**Aim of the task:** Retype the stretch of lines that starts at the line containing "Reproduce this chart with seaborn" and ends at the line containing "s.set_visible(False)", inclusive. Do not include pictures.

**Provided material:**
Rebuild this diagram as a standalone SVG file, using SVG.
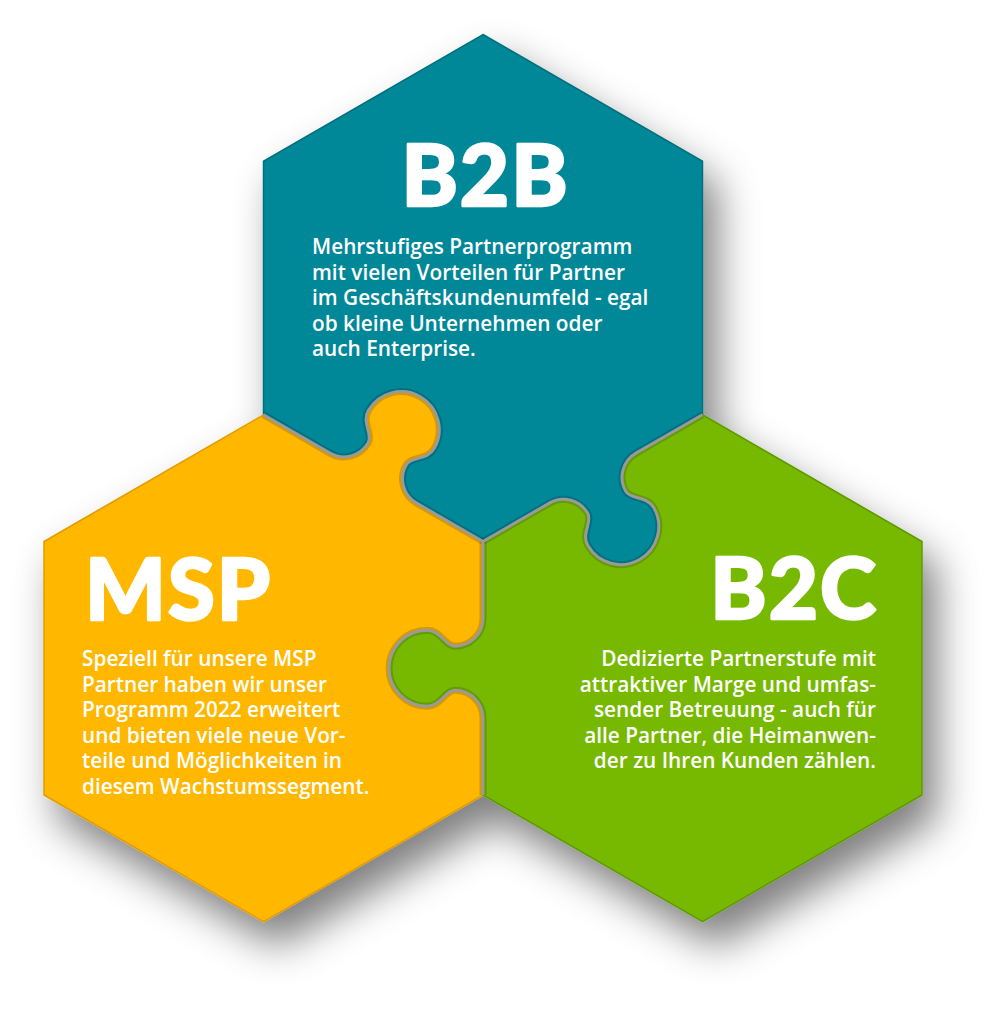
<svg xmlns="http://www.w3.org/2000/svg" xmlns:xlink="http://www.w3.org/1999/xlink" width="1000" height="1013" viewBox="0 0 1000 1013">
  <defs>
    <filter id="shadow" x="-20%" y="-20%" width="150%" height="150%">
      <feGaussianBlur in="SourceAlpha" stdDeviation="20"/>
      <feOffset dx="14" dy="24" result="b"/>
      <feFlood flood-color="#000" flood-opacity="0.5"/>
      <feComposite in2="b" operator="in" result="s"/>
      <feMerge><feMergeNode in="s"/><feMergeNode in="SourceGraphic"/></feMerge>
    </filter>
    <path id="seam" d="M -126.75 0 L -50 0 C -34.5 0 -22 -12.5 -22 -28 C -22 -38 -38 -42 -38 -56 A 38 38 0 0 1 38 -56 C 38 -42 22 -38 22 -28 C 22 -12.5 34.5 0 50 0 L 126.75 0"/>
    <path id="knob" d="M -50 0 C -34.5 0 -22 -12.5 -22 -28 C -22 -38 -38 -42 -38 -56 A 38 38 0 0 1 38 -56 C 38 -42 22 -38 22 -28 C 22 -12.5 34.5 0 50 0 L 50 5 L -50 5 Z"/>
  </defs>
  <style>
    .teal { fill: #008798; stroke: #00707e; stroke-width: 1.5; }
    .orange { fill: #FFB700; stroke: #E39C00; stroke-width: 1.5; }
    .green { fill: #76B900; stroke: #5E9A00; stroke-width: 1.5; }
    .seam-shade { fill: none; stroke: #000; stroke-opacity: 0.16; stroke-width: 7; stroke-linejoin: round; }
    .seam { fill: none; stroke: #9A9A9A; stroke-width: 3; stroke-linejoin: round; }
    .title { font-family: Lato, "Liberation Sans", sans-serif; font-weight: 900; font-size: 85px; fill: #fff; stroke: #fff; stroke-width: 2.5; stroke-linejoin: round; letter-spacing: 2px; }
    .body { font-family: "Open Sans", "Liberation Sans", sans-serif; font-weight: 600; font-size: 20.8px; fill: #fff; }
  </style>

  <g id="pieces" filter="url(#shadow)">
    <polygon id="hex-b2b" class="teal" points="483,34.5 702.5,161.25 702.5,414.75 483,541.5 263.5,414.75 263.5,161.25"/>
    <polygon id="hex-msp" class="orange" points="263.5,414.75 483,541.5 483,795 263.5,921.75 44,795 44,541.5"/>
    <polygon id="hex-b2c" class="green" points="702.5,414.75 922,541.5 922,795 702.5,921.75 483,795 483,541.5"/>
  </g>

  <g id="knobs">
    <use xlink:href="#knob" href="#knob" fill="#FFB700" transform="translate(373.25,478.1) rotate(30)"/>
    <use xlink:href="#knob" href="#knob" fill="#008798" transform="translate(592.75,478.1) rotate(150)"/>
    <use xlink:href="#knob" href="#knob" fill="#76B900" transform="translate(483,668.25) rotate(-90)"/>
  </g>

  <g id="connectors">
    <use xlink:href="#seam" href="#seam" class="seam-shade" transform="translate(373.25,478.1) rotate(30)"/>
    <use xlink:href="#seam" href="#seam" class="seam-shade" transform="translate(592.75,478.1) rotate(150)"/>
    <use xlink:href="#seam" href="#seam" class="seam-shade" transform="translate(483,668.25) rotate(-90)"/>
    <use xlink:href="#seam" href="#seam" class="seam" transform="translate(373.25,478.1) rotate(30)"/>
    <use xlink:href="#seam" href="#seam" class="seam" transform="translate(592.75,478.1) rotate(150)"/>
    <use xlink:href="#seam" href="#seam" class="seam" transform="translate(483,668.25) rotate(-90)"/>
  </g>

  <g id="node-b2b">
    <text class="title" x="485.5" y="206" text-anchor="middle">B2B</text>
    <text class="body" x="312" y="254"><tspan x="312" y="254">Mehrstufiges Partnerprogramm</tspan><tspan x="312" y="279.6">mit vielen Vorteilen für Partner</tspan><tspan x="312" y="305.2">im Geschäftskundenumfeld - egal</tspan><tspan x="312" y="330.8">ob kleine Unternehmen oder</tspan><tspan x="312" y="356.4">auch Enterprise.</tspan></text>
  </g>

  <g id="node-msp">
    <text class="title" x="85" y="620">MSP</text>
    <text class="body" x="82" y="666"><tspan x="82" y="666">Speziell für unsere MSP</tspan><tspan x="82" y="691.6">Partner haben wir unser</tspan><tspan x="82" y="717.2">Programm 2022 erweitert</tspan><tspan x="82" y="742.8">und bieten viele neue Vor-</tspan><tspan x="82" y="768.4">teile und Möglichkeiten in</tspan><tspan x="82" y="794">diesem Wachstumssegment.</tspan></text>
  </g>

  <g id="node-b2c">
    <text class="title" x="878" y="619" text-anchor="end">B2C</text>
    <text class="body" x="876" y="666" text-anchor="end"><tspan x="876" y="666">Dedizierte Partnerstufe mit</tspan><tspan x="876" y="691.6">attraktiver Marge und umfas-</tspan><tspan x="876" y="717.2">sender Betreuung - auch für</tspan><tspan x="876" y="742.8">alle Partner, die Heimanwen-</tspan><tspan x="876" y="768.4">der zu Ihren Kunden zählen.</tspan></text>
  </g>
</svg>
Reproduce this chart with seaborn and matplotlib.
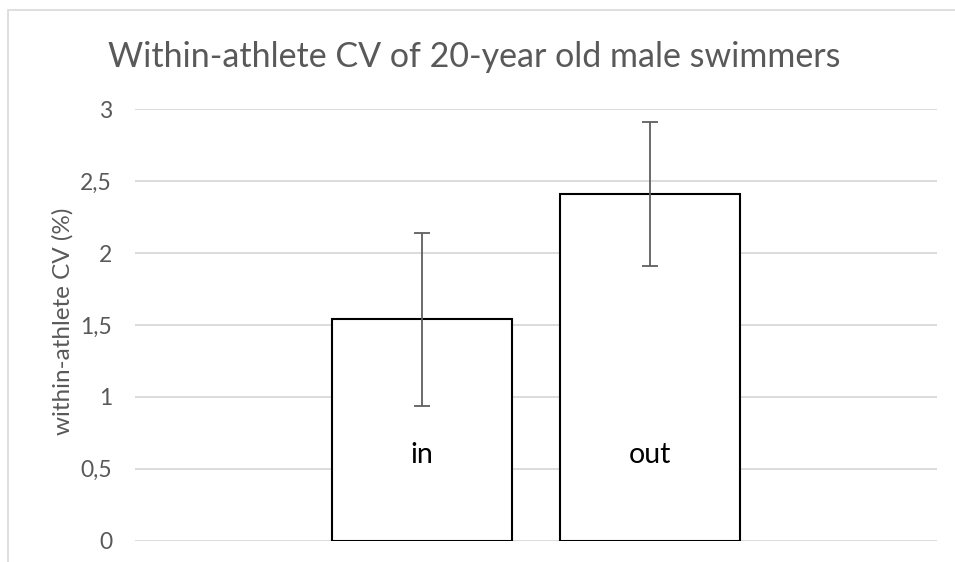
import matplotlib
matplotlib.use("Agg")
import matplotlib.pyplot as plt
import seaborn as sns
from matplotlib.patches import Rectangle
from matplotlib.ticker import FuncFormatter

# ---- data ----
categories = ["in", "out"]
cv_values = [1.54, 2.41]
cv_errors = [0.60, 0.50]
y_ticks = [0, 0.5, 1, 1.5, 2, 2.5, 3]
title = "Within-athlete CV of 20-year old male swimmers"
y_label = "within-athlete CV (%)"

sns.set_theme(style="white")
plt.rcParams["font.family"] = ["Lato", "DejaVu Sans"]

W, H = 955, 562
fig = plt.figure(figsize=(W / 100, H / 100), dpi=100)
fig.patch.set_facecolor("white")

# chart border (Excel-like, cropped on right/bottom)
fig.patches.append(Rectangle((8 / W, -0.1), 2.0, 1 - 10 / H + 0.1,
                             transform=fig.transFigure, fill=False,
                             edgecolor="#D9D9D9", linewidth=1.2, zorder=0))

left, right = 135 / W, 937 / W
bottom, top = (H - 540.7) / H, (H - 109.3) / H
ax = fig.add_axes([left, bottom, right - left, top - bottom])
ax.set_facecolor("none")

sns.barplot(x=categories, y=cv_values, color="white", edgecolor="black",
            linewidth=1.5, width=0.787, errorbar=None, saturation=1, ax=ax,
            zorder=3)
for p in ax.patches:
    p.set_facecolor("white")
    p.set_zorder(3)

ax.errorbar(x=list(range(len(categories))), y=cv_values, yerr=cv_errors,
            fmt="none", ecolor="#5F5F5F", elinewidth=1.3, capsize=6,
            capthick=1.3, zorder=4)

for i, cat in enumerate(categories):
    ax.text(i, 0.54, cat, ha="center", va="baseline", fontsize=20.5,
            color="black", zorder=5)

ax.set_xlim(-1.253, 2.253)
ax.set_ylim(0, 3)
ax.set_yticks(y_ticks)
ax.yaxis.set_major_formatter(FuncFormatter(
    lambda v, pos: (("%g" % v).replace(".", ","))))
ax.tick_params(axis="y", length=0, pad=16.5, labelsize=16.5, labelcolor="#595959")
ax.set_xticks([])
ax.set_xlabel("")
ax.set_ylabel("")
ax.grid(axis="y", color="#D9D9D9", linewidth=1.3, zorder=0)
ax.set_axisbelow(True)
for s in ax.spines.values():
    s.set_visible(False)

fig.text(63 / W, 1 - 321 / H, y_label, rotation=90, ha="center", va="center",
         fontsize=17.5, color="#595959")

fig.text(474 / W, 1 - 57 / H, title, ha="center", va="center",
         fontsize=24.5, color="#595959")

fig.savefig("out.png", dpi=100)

* * *

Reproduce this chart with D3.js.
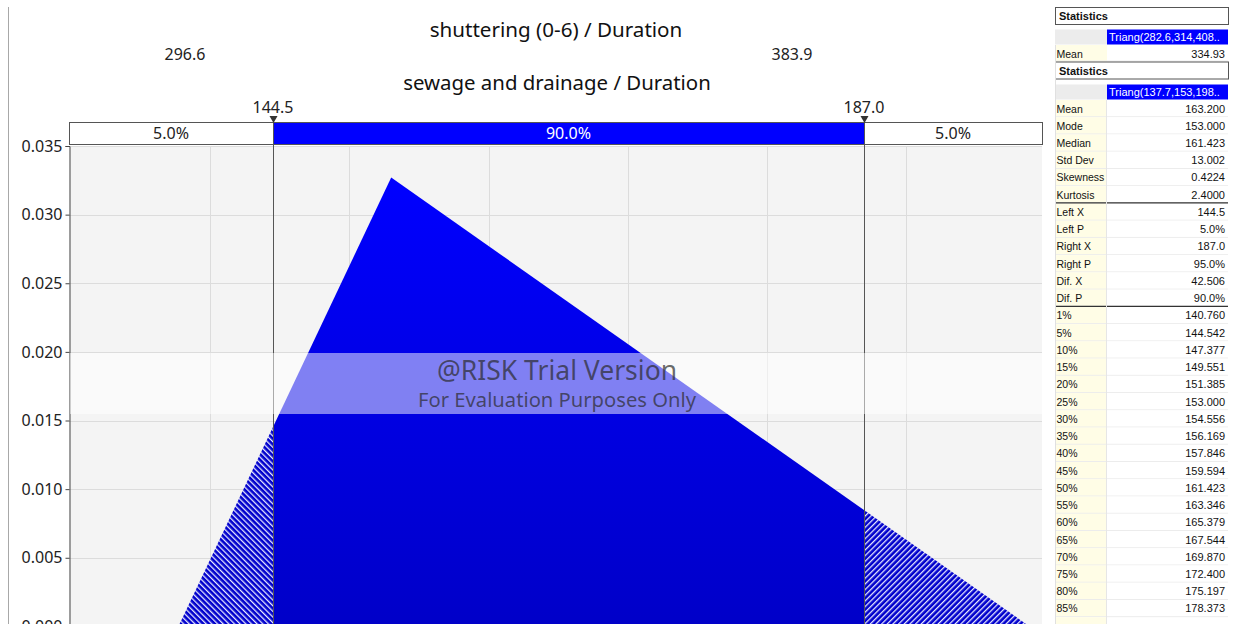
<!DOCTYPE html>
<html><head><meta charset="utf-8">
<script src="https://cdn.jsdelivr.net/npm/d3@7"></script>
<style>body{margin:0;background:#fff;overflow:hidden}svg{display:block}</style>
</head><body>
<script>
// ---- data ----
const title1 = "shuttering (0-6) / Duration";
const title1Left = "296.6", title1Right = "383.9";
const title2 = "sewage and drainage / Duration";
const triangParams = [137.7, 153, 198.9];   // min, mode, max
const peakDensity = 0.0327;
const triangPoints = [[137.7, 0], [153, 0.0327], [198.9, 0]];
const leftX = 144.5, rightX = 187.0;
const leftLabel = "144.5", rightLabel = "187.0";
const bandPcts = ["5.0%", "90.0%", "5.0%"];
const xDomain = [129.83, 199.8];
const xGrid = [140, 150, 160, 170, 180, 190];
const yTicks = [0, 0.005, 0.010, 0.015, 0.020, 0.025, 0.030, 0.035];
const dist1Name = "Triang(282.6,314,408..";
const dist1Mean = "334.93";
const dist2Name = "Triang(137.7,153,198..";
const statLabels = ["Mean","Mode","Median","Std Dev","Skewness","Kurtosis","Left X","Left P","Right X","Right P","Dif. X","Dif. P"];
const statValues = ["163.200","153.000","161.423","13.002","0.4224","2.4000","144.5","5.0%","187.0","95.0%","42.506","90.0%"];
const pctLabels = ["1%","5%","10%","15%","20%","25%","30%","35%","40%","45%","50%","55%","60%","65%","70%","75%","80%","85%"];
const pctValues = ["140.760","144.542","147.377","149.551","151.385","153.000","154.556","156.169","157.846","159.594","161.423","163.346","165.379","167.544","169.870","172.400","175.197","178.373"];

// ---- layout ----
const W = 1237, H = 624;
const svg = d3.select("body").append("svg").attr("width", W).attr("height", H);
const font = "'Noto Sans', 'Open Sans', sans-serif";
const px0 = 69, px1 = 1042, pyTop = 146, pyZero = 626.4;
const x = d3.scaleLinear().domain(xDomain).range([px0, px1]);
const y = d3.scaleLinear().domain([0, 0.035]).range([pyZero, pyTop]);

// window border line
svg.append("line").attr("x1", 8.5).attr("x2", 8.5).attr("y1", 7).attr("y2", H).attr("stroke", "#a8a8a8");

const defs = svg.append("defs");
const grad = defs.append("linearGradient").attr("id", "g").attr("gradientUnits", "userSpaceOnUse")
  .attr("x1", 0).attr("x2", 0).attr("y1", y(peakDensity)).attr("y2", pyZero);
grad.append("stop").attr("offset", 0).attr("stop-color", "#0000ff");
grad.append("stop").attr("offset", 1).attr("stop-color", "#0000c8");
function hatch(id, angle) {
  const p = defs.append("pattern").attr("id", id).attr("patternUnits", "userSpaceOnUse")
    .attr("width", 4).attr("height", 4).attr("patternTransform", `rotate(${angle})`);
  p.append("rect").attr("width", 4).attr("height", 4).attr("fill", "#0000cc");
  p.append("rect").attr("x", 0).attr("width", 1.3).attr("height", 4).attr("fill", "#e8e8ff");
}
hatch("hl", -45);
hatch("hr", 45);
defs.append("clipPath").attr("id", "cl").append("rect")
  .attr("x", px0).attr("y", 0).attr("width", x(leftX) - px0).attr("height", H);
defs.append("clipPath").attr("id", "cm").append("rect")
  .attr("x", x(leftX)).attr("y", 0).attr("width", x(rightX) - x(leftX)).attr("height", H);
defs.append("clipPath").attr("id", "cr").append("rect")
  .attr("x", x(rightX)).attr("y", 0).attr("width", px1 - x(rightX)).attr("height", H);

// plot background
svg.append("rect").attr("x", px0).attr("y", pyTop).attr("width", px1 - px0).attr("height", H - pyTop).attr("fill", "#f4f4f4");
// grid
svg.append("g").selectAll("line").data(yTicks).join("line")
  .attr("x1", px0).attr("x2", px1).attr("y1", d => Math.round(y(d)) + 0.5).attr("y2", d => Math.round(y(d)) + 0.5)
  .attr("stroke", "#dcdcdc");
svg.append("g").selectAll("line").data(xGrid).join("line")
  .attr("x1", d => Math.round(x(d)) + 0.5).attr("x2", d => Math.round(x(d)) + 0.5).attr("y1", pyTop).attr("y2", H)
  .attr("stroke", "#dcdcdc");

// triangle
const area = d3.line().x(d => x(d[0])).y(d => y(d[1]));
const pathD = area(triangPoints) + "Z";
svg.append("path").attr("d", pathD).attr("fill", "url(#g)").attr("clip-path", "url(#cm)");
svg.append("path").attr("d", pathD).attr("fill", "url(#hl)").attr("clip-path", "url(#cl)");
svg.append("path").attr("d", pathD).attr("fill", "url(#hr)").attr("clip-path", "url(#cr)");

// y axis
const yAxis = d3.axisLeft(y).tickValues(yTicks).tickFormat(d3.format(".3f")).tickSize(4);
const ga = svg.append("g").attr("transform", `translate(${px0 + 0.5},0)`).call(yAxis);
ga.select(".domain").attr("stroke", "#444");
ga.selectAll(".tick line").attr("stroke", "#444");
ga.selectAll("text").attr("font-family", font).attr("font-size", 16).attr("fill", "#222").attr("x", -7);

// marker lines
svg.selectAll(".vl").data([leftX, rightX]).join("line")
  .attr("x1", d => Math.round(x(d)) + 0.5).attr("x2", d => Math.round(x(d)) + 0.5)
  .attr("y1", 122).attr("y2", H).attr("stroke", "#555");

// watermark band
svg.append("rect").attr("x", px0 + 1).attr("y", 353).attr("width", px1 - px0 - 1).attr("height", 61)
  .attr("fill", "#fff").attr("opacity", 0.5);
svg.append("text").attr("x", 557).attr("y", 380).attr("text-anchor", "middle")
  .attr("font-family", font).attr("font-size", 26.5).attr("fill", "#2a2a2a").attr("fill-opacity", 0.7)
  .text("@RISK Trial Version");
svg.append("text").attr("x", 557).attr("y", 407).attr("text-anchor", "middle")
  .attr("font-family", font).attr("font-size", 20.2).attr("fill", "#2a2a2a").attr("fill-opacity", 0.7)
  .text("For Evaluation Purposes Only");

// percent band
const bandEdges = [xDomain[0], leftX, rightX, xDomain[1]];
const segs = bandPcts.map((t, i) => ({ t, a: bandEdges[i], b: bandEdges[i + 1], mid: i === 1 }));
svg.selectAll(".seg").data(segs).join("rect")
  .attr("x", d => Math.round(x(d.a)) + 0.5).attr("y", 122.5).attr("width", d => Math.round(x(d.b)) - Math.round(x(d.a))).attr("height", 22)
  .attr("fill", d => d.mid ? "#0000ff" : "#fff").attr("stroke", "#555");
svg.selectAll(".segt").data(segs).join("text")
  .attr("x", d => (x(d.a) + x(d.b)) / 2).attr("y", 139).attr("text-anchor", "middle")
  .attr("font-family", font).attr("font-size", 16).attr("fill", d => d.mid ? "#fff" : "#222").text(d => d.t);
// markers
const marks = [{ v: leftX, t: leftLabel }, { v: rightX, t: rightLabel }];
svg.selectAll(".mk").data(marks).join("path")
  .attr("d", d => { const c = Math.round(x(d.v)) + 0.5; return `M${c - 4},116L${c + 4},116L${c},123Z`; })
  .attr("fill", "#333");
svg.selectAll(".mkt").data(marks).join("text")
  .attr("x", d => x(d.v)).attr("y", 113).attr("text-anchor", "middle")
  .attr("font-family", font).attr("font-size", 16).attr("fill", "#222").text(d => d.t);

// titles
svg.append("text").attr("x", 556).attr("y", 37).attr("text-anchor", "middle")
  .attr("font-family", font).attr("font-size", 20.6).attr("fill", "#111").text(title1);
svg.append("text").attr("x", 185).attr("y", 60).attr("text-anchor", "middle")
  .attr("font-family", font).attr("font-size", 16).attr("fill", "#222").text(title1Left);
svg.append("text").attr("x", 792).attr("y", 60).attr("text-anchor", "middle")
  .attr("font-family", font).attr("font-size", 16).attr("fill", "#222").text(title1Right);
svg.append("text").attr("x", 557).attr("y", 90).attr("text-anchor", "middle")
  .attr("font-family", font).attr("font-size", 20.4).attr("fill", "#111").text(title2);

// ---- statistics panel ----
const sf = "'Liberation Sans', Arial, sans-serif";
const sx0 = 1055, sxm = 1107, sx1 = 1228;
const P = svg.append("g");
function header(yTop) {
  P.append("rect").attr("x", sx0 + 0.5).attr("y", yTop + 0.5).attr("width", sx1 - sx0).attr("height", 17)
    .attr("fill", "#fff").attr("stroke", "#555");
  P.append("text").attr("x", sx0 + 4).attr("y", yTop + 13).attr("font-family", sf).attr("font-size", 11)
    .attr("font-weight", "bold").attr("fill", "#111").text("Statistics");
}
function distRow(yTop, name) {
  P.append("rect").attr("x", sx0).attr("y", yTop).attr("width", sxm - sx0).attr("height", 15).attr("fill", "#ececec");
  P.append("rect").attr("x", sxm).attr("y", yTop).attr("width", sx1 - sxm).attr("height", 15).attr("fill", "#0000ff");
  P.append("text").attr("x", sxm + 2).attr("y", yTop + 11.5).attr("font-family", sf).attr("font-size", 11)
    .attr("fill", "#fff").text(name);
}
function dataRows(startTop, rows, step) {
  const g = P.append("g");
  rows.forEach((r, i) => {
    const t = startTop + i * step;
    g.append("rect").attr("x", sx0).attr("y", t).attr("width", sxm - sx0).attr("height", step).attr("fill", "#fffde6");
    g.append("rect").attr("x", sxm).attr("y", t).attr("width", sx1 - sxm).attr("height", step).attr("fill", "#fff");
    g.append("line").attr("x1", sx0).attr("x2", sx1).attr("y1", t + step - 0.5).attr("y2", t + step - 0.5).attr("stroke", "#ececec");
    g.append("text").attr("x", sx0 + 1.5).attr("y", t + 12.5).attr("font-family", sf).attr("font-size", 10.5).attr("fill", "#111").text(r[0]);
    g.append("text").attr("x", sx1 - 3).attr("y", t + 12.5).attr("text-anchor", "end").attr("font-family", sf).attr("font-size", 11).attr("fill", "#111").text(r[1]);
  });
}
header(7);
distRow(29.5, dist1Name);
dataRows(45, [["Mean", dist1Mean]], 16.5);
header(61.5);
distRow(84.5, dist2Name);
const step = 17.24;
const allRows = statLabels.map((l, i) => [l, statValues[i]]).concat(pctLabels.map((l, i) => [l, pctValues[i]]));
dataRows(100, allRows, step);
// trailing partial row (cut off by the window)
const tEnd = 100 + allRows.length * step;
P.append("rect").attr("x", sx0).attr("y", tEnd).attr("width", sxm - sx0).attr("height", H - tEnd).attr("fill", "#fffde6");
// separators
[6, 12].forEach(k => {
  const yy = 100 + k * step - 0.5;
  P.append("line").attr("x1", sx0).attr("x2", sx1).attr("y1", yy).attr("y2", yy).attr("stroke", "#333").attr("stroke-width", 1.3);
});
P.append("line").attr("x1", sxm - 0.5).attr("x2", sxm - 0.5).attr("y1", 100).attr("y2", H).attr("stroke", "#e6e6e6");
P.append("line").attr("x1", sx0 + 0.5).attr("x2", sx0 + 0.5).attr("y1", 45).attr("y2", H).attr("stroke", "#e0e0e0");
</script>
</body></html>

**Result:**
Reproduce this chart with seaborn and matplotlib.
import matplotlib
matplotlib.use("Agg")
import matplotlib.pyplot as plt
import seaborn as sns
from matplotlib.patches import Rectangle
from matplotlib.ticker import FuncFormatter

# ---- data ----
categories = ["in", "out"]
cv_values = [1.54, 2.41]
cv_errors = [0.60, 0.50]
y_ticks = [0, 0.5, 1, 1.5, 2, 2.5, 3]
title = "Within-athlete CV of 20-year old male swimmers"
y_label = "within-athlete CV (%)"

sns.set_theme(style="white")
plt.rcParams["font.family"] = ["Lato", "DejaVu Sans"]

W, H = 955, 562
fig = plt.figure(figsize=(W / 100, H / 100), dpi=100)
fig.patch.set_facecolor("white")

# chart border (Excel-like, cropped on right/bottom)
fig.patches.append(Rectangle((8 / W, -0.1), 2.0, 1 - 10 / H + 0.1,
                             transform=fig.transFigure, fill=False,
                             edgecolor="#D9D9D9", linewidth=1.2, zorder=0))

left, right = 135 / W, 937 / W
bottom, top = (H - 540.7) / H, (H - 109.3) / H
ax = fig.add_axes([left, bottom, right - left, top - bottom])
ax.set_facecolor("none")

sns.barplot(x=categories, y=cv_values, color="white", edgecolor="black",
            linewidth=1.5, width=0.787, errorbar=None, saturation=1, ax=ax,
            zorder=3)
for p in ax.patches:
    p.set_facecolor("white")
    p.set_zorder(3)

ax.errorbar(x=list(range(len(categories))), y=cv_values, yerr=cv_errors,
            fmt="none", ecolor="#5F5F5F", elinewidth=1.3, capsize=6,
            capthick=1.3, zorder=4)

for i, cat in enumerate(categories):
    ax.text(i, 0.54, cat, ha="center", va="baseline", fontsize=20.5,
            color="black", zorder=5)

ax.set_xlim(-1.253, 2.253)
ax.set_ylim(0, 3)
ax.set_yticks(y_ticks)
ax.yaxis.set_major_formatter(FuncFormatter(
    lambda v, pos: (("%g" % v).replace(".", ","))))
ax.tick_params(axis="y", length=0, pad=16.5, labelsize=16.5, labelcolor="#595959")
ax.set_xticks([])
ax.set_xlabel("")
ax.set_ylabel("")
ax.grid(axis="y", color="#D9D9D9", linewidth=1.3, zorder=0)
ax.set_axisbelow(True)
for s in ax.spines.values():
    s.set_visible(False)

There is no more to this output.